The building at 1220 Gallatin Avenue was built in 1930, and is on the Metro Historical Commission's list of historic landmarks.
It's been vacant since 1989.
"This building right now is a serious fire hazard," said East Nashville resident George Jackson. "It's just that bad, and really, it's a health hazard too."
Several times a week, Jackson spends a few hours picking up trash near the now boarded-up fire hall. Sometimes, he says, he's disgusted by what he finds.
"Needles, syringes, just godforsaken stuff," he said. "It's got vagrants, and not only that, it has rats, bugs, termite infestations. And as soon as you put a board up, in a few days a homeless person takes the board down and goes in there."
When Wal-mart purchased the property in 2004, the company donated the building to a non-profit that was supposed to restore it, but that never happened.
Then in December 2011, a homeless person started a fire inside the 82-year-old building. That prompted Metro Codes to issue a demolition order.
"It's when the building just sits there and no one's looking after it, that's when it invites trouble," said Bill Penn with Metro Codes. 'So we really want either the building to be demolished or ultimately, it could be restored, but something really needs to happen."
The fire in 2011 also prompted Wal-Mart to sue the non-profit, for failing to uphold its end of the bargain.
That non-profit is called NEON, or North Edgefield Organized Neighbors, and it is run by former Metro Councilwoman Pam Murray.
On Thursday, she told News Channel 5 she is moving forward with plans to turn the fire hall into a cultural arts center. Her attorney says they will be "vigorously defending" NEON's right to the property.
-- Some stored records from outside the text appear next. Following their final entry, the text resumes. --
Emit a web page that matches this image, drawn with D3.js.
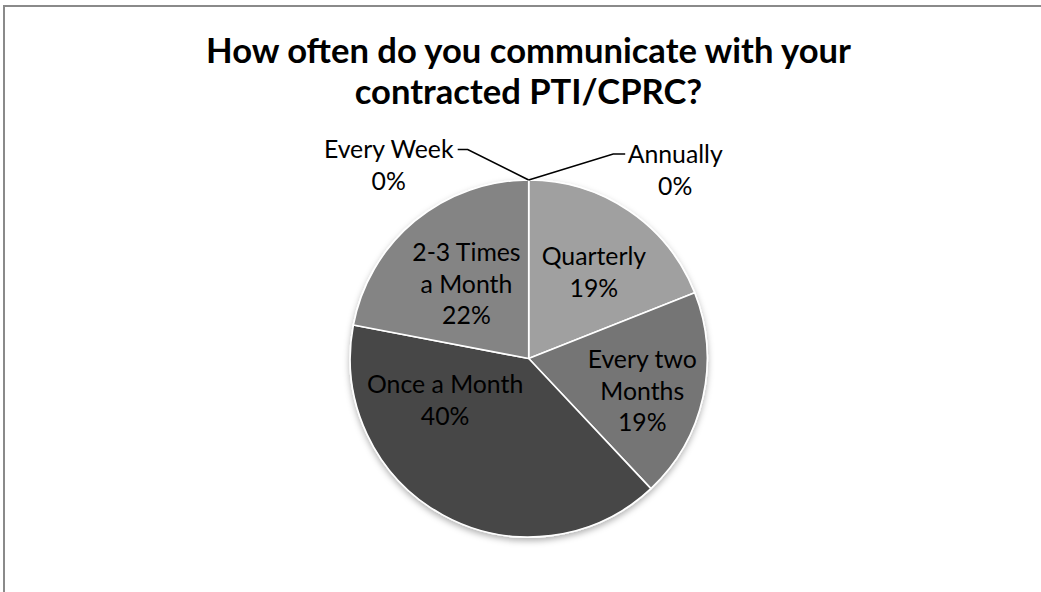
<!DOCTYPE html>
<html>
<head>
<meta charset="utf-8">
<script src="https://cdn.jsdelivr.net/npm/d3@7"></script>
<style>
  html, body { margin: 0; padding: 0; background: #ffffff; }
  svg { display: block; }
</style>
</head>
<body>
<script>
// Survey answers, in the clockwise order the slices are drawn from 12 o'clock
const categories = ["Annually", "Quarterly", "Every two Months", "Once a Month", "2-3 Times a Month", "Every Week"];
const percents = [0, 19, 19, 40, 22, 0];
// Line breaks used by the data labels
const labelLines = [["Annually"], ["Quarterly"], ["Every two", "Months"], ["Once a Month"], ["2-3 Times", "a Month"], ["Every Week"]];
const titleLines = ["How often do you communicate with your", "contracted PTI/CPRC?"];

const W = 1041, H = 592;
const cx = 528.7, cy = 358.5, R = 178.5;
const fills = ["#9f9f9f", "#a0a0a0", "#747474", "#464646", "#848484", "#848484"];
const labelFont = "Lato, 'Noto Sans', sans-serif";
const labelSize = 24.8, lineH = 31.8;

const svg = d3.select("body").append("svg").attr("width", W).attr("height", H);

const defs = svg.append("defs");
const shadow = defs.append("filter").attr("id", "pieShadow")
  .attr("x", "-20%").attr("y", "-20%").attr("width", "140%").attr("height", "140%");
shadow.append("feDropShadow").attr("dx", 0).attr("dy", 3).attr("stdDeviation", 3)
  .attr("flood-color", "#000").attr("flood-opacity", 0.3);

// chart frame (top and left edges)
svg.append("line").attr("x1", 3).attr("x2", W).attr("y1", 6).attr("y2", 6)
  .attr("stroke", "#8a8a8a").attr("stroke-width", 2);
svg.append("line").attr("x1", 4).attr("x2", 4).attr("y1", 5).attr("y2", H)
  .attr("stroke", "#8a8a8a").attr("stroke-width", 2);

// title
svg.append("g").selectAll("text").data(titleLines).join("text")
  .attr("x", 528.5)
  .attr("y", (d, i) => 62.5 + i * 41)
  .attr("text-anchor", "middle")
  .attr("font-family", labelFont)
  .attr("font-weight", "bold")
  .attr("font-size", 34.6)
  .attr("fill", "#000")
  .text(d => d);

const data = categories.map((c, i) => ({ name: c, value: percents[i], lines: labelLines[i], fill: fills[i] }));

const pie = d3.pie().sort(null).value(d => d.value).startAngle(0).endAngle(2 * Math.PI);
const arcs = pie(data);
const arc = d3.arc().innerRadius(0).outerRadius(R);
const labelArc = d3.arc().innerRadius(R * 0.6).outerRadius(R * 0.6);

const g = svg.append("g").attr("transform", `translate(${cx},${cy})`);

g.append("g").attr("filter", "url(#pieShadow)")
  .selectAll("path").data(arcs.filter(a => a.data.value > 0)).join("path")
  .attr("d", arc)
  .attr("fill", d => d.data.fill)
  .attr("stroke", "#ffffff")
  .attr("stroke-width", 1.6)
  .attr("stroke-linejoin", "round");

// nudges applied to the inside labels (best-fit placement)
const nudge = {
  "Quarterly": [5, 2],
  "Every two Months": [9, 9],
  "Once a Month": [-32, -52],
  "2-3 Times a Month": [6, 8]
};
// outside labels for empty slices: label centre and leader elbow, relative to the pie centre
const outside = {
  "Every Week": { x: -140, y: -193, elbow: [-61, -209], end: [-71, -209] },
  "Annually": { x: 146.5, y: -188.5, elbow: [84.5, -204.5], end: [96.5, -204.5] }
};

arcs.forEach(a => {
  const d = a.data;
  const txt = d.lines.concat([Math.round(d.value) + "%"]);
  let px, py;
  if (d.value > 0) {
    const c = labelArc.centroid(a);
    const n = nudge[d.name] || [0, 0];
    px = c[0] + n[0];
    py = c[1] + n[1];
  } else {
    const o = outside[d.name];
    px = o.x; py = o.y;
    const tip = [R * Math.sin(a.startAngle), -R * Math.cos(a.startAngle)];
    g.append("polyline")
      .attr("points", [tip, o.elbow, o.end].map(p => p.join(",")).join(" "))
      .attr("fill", "none").attr("stroke", "#000").attr("stroke-width", 1.6);
  }
  const t = g.append("text")
    .attr("text-anchor", "middle")
    .attr("font-family", labelFont)
    .attr("font-size", labelSize)
    .attr("fill", "#000");
  txt.forEach((s, i) => {
    t.append("tspan")
      .attr("x", px)
      .attr("y", py + (i - (txt.length - 1) / 2) * lineH + labelSize * 0.35)
      .text(s);
  });
});
</script>
</body>
</html>
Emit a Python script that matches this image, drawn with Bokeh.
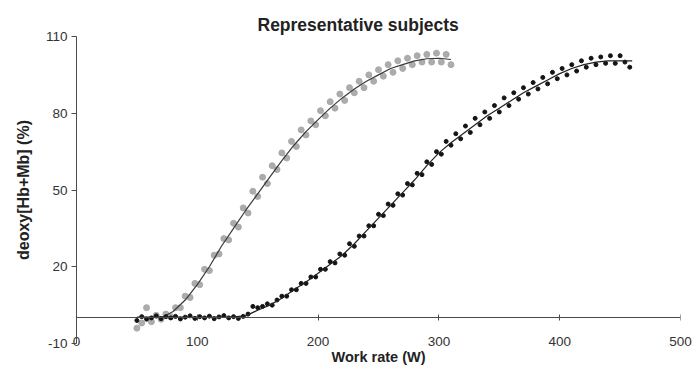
from bokeh.plotting import figure
from bokeh.models import LinearAxis, FixedTicker, Range1d, ColumnDataSource
from bokeh.embed import file_html
from bokeh.resources import INLINE

# Axis ticks
work_rate_ticks = [0, 100, 200, 300, 400, 500]
deoxy_ticks = [-10, 20, 50, 80, 110]

# Subject A (grey points) - deoxy[Hb+Mb] (%) vs work rate (W)
gray_w = [50, 54, 58, 62, 66, 70, 74, 78, 82, 86, 90, 94, 98, 102, 106, 110,
          114, 118, 122, 126, 130, 134, 138, 142, 146, 150, 154, 158, 162, 166,
          170, 174, 178, 182, 186, 190, 194, 198, 202, 206, 210, 214, 218, 222,
          226, 230, 234, 238, 242, 246, 250, 254, 258, 262, 266, 270, 274, 278,
          282, 286, 290, 294, 298, 302, 306, 310]
gray_deoxy = [-4, -2, 4, -1.5, 1, -0.5, 1.5, 0.5, 4, 4,
              8.5, 8, 13.5, 13, 19, 18.5, 24.5, 25, 31, 30.5,
              37, 35.5, 43, 41, 49.5, 47.5, 55, 52.5, 59.5, 58,
              64.5, 62.5, 69, 67, 73.5, 71.5, 77, 75.5, 81, 79,
              84.5, 82, 87.5, 85, 90, 88, 92.5, 90, 95, 92.5,
              97, 94.5, 99, 96, 100.5, 97.5, 101.5, 99, 102.5, 100,
              103, 100, 103.5, 100, 103, 99]

# Subject A fitted curve
gray_fit_w = [70, 80, 90, 100, 110, 120, 130, 140, 150, 160, 170, 180, 190,
              200, 210, 220, 230, 240, 250, 260, 270, 280, 290, 300, 310]
gray_fit = [0, 2.5, 7, 13, 20, 28, 35, 42, 48.5, 55, 61.5, 67.5, 72.8,
            77.5, 82, 86, 89.5, 92.5, 95, 97.5, 99, 100.5, 101.3, 101.5, 101]

# Subject B (black points)
black_w = [50, 54, 58, 62, 66, 70, 74, 78, 82, 86, 90, 94, 98, 102, 106, 110,
           114, 118, 122, 126, 130, 134, 138, 142, 146, 150, 154, 158, 162,
           166, 170, 174, 178, 182, 186, 190, 194, 198, 202, 206, 210, 214,
           218, 222, 226, 230, 234, 238, 242, 246, 250, 254, 258, 262, 266,
           270, 274, 278, 282, 286, 290, 294, 298, 302, 306, 310, 314, 318,
           322, 326, 330, 334, 338, 342, 346, 350, 354, 358, 362, 366, 370,
           374, 378, 382, 386, 390, 394, 398, 402, 406, 410, 414, 418, 422,
           426, 430, 434, 438, 442, 446, 450, 454, 458]
black_deoxy = [-1, 0.5, -0.5, 0, 0.8, -0.3, 0.5, 0, 0.6, -0.4,
               0.3, 0.8, -0.2, 0.5, 0, 0.7, -0.3, 0.4, 0.9, 0,
               0.5, -0.2, 0.6,
               1.5, 4.5, 4, 4.5, 5.5, 5, 7, 8.5, 8.5, 11,
               11, 13.5, 13.5, 16, 16, 19, 19, 22, 21.5, 25,
               24.5, 29, 28, 32, 32, 36, 36, 40.5, 40, 44.5,
               44, 48.5, 48, 52.5, 52, 56.5, 56, 61, 60, 65,
               64, 69, 67.5, 72, 70, 75, 72.5, 78, 75.5, 80.5,
               78, 83, 80.5, 86, 83, 88, 85.5, 90, 87.5, 92,
               89.5, 94, 91.5, 96, 93.5, 97.5, 95, 99, 96.5, 100.5,
               98, 101.5, 99, 102, 99.5, 102.5, 99.5, 102.5, 100, 98]

# Subject B fitted curve
black_fit_w = [50, 60, 70, 80, 90, 100, 110, 120, 130, 140, 150, 160, 170,
               180, 190, 200, 210, 220, 230, 240, 250, 260, 270, 280, 290,
               300, 310, 320, 330, 340, 350, 360, 370, 380, 390, 400, 410,
               420, 430, 440, 450, 460]
black_fit = [0.3, 0.3, 0.3, 0.3, 0.3, 0.3, 0.3, 0.3, 0.4, 0.8,
             3, 5, 7.7, 11, 14, 17.5, 21, 24.5, 29, 34,
             39, 44, 49, 54, 59.5, 64.5, 68.5, 72, 75.5, 79,
             82, 85, 88, 90.5, 93, 95.5, 97.5, 99, 100, 100.5,
             100.5, 100.5]

FONT = "Liberation Sans"
AXIS_COLOR = "#4a4a4a"
TEXT_COLOR = "#333333"

p = figure(width=693, height=367, output_backend="svg", toolbar_location=None,
           x_range=Range1d(0, 500), y_range=Range1d(-10, 110),
           x_axis_location=None,
           min_border_left=76, min_border_right=13,
           min_border_top=36, min_border_bottom=24)
p.outline_line_color = None
p.grid.visible = False
p.background_fill_color = "white"
p.border_fill_color = "white"

# Title
p.title.text = "Representative subjects"
p.title.align = "left"
p.title.offset = 181
p.title.standoff = 4
p.title.text_font = FONT
p.title.text_font_size = "17.5px"
p.title.text_font_style = "bold"
p.title.text_color = "#222222"

# Y axis
ya = p.yaxis[0]
ya.ticker = FixedTicker(ticks=deoxy_ticks)
ya.major_label_overrides = {-10: "-10"}
ya.minor_tick_line_color = None
ya.major_tick_out = 5
ya.major_tick_in = 0
ya.major_label_standoff = 4
ya.axis_line_color = AXIS_COLOR
ya.major_tick_line_color = AXIS_COLOR
ya.major_label_text_font = FONT
ya.major_label_text_font_size = "13.5px"
ya.major_label_text_color = TEXT_COLOR
ya.axis_label = "deoxy[Hb+Mb] (%)"
ya.axis_label_text_font = FONT
ya.axis_label_text_font_size = "16px"
ya.axis_label_text_font_style = "bold"
ya.axis_label_text_color = "#222222"
ya.axis_label_standoff = 11

# X axis labels along the bottom of the frame
xlab = LinearAxis(ticker=FixedTicker(ticks=work_rate_ticks),
                  axis_label="Work rate (W)")
xlab.axis_line_color = None
xlab.major_tick_line_color = None
xlab.minor_tick_line_color = None
xlab.major_tick_out = 0
xlab.major_tick_in = 0
xlab.major_label_standoff = -7
xlab.major_label_text_font = FONT
xlab.major_label_text_font_size = "13.5px"
xlab.major_label_text_color = TEXT_COLOR
xlab.axis_label_text_font = FONT
xlab.axis_label_text_font_size = "14.5px"
xlab.axis_label_text_font_style = "bold"
xlab.axis_label_text_color = "#222222"
xlab.axis_label_standoff = 0
p.add_layout(xlab, "below")

# X axis line crossing at zero (line and ticks only)
xline = LinearAxis(ticker=FixedTicker(ticks=work_rate_ticks), fixed_location=0)
xline.axis_line_color = AXIS_COLOR
xline.major_tick_line_color = AXIS_COLOR
xline.minor_tick_line_color = None
xline.major_tick_in = 3
xline.major_tick_out = 3
xline.major_label_text_color = None
p.add_layout(xline, "below")

src_a = ColumnDataSource(dict(w=gray_w, d=gray_deoxy))
src_b = ColumnDataSource(dict(w=black_w, d=black_deoxy))

p.scatter("w", "d", source=src_a, size=6, color="#a8a8a8", alpha=0.95)
p.line(gray_fit_w, gray_fit, line_color="#3a3a3a", line_width=1.2)

p.scatter("w", "d", source=src_b, size=4, color="#141414")
p.line(black_fit_w, black_fit, line_color="#222222", line_width=1.2)

open("out.html", "w").write(file_html(p, INLINE))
Penn says Metro Codes will not tear down the building until that legal dispute over the rightful owner is resolved.
"We're just sort of waiting for the dust to settle, to see who we're going to be dealing with," said Penn.
A court hearing for that lawsuit has not yet been set.
Residents like George Jackson know the legal battle could last for years, and worry the building, and their neighborhood, won't survive it.
That's why the Metro Historical Commission is working very closely with Wal-Mart, to find another non-profit to step in and save the building.